Human beings do not like to wait for things. Not only do most people want instant gratification, they also believe that waiting too long for something implies greater risk, says Michael Bixter, a post-doctoral researcher at Georgia Tech's School of Psychology. This is known as the implicit risk hypothesis, and it is based on the perception that delayed rewards may be less certain than immediate rewards.
"Clearly, though, waiting for delayed consequences has delayed benefits, which is why not spending your entire paycheck and putting it into a retirement account has greater benefits, but so many people find it very difficult to do this."
Bixter added that "the uncertainty associated with delay is one of the reasons why human beings discount the value of rewards over time."
That's fueled by the perception that as the delay until a reward's delivery increases, there is a corresponding increase in the number of intervening events that could prevent the reward from actually being received.
But as much as the future is vast and unknown, much of the fear associated with it has to do with the individual, Bixter said. Furthermore, the extent to which people associate risk in the future with delayed rewards can vary from person to person.

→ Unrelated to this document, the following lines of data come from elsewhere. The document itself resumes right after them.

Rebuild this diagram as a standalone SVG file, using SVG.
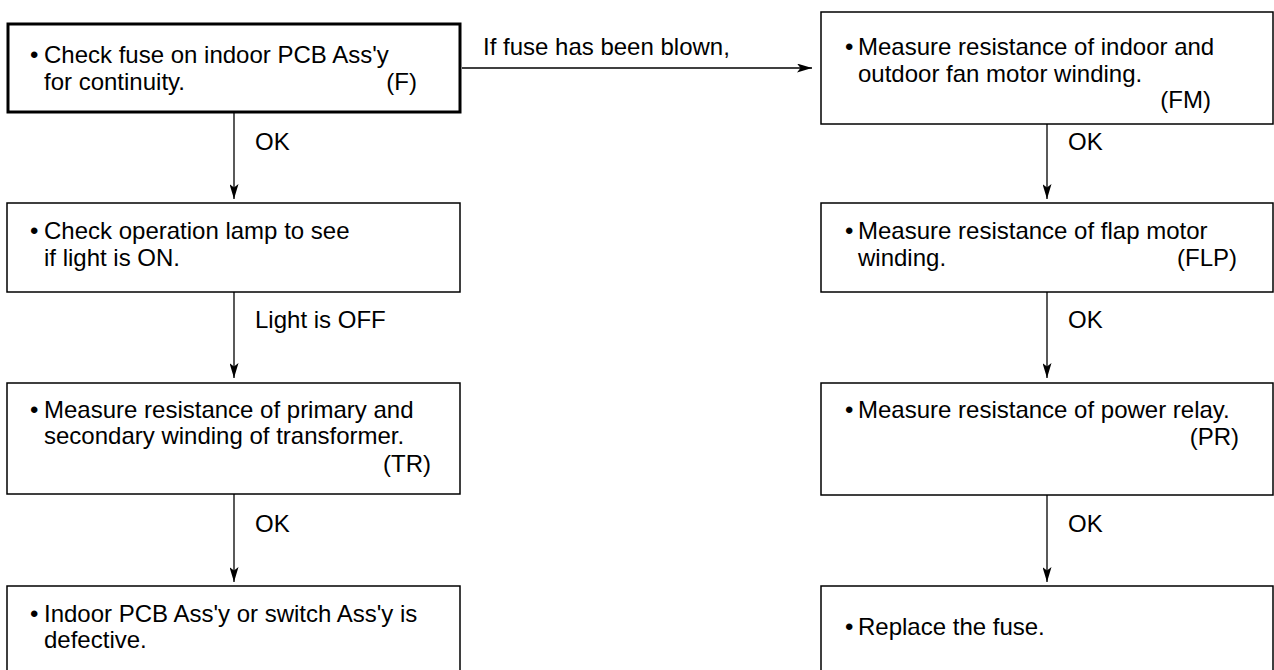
<svg xmlns="http://www.w3.org/2000/svg" width="1274" height="670" viewBox="0 0 1274 670">
<style>
  text { font-family: "Liberation Sans", Arial, sans-serif; font-size: 24px; fill: #000; }
  .end { text-anchor: end; }
  .box { fill: #fff; stroke: #000; stroke-width: 1.5; }
  .open { fill: none; stroke: #000; stroke-width: 1.5; }
  .thick { fill: #fff; stroke: #000; stroke-width: 3; }
  .conn { stroke: #000; stroke-width: 1.3; fill: none; marker-end: url(#arr); }
</style>
<defs>
  <marker id="arr" viewBox="0 0 15 9" refX="15" refY="4.5" markerWidth="15" markerHeight="9" orient="auto" markerUnits="userSpaceOnUse">
    <path d="M0,0 L15,4.5 L0,9 L3.5,4.5 Z" fill="#000"/>
  </marker>
</defs>
<rect width="1274" height="670" fill="#fff"/>

<g id="connectors">
  <line class="conn" x1="462" y1="68" x2="812" y2="68"/>
  <line class="conn" x1="234" y1="113" x2="234" y2="199"/>
  <line class="conn" x1="234" y1="292" x2="234" y2="378"/>
  <line class="conn" x1="234" y1="494" x2="234" y2="582"/>
  <line class="conn" x1="1047" y1="124" x2="1047" y2="199"/>
  <line class="conn" x1="1047" y1="292" x2="1047" y2="378"/>
  <line class="conn" x1="1047" y1="495" x2="1047" y2="582"/>
  <text x="483" y="55">If fuse has been blown,</text>
  <text x="255" y="150">OK</text>
  <text x="255" y="328">Light is OFF</text>
  <text x="255" y="532">OK</text>
  <text x="1068" y="150">OK</text>
  <text x="1068" y="328">OK</text>
  <text x="1068" y="532">OK</text>
</g>

<g id="node-check-fuse">
  <rect class="thick" x="8" y="24" width="452" height="88"/>
  <text x="30" y="63">•</text>
  <text x="44" y="63">Check fuse on indoor PCB Ass'y</text>
  <text x="44" y="90">for continuity.</text>
  <text class="end" x="417" y="90">(F)</text>
</g>

<g id="node-operation-lamp">
  <rect class="box" x="7" y="203" width="453" height="89"/>
  <text x="30" y="239">•</text>
  <text x="44" y="239">Check operation lamp to see</text>
  <text x="44" y="266">if light is ON.</text>
</g>

<g id="node-transformer">
  <rect class="box" x="7" y="383" width="453" height="111"/>
  <text x="30" y="418">•</text>
  <text x="44" y="418">Measure resistance of primary and</text>
  <text x="44" y="444">secondary winding of transformer.</text>
  <text class="end" x="431" y="472">(TR)</text>
</g>

<g id="node-pcb-defective">
  <path class="open" d="M7,672 V586 H460 V672"/>
  <text x="30" y="622">•</text>
  <text x="44" y="622">Indoor PCB Ass'y or switch Ass'y is</text>
  <text x="44" y="648">defective.</text>
</g>

<g id="node-fan-motor">
  <rect class="box" x="821" y="12" width="452" height="112"/>
  <text x="845" y="55">•</text>
  <text x="858" y="55">Measure resistance of indoor and</text>
  <text x="858" y="82">outdoor fan motor winding.</text>
  <text class="end" x="1211" y="108">(FM)</text>
</g>

<g id="node-flap-motor">
  <rect class="box" x="821" y="203" width="452" height="89"/>
  <text x="845" y="239">•</text>
  <text x="858" y="239">Measure resistance of flap motor</text>
  <text x="858" y="266">winding.</text>
  <text class="end" x="1237" y="266">(FLP)</text>
</g>

<g id="node-power-relay">
  <rect class="box" x="821" y="383" width="452" height="112"/>
  <text x="845" y="418">•</text>
  <text x="858" y="418">Measure resistance of power relay.</text>
  <text class="end" x="1239" y="445">(PR)</text>
</g>

<g id="node-replace-fuse">
  <path class="open" d="M821,672 V586 H1273 V672"/>
  <text x="845" y="635">•</text>
  <text x="858" y="635">Replace the fuse.</text>
</g>
</svg>
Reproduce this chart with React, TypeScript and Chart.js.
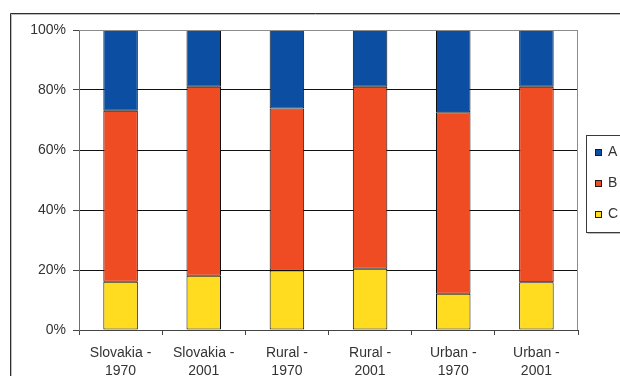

In a recent study, the results of which were presented in a paper entitled "Evidence for Implicit Risk: Delay Facilitates the Processing of Uncertainty," Bixter showed that individuals do not automatically eschew the possibility of a future reward and they don't always associate a future reward with uncertainty. Whether or not they choose to wait for that reward depends on the way in which the information about the reward in question is presented to them, he found: If a person is given information about a delay associated with a future reward, that facilitates the subsequent processing of risk information.
The study showed that participants were more likely to prefer larger, delayed rewards when information about the delay was presented before information about uncertainty, than when the information was presented in the opposite order, thereby showing that an actual delay for a reward and the uncertainty associated with that reward can be mutually exclusive.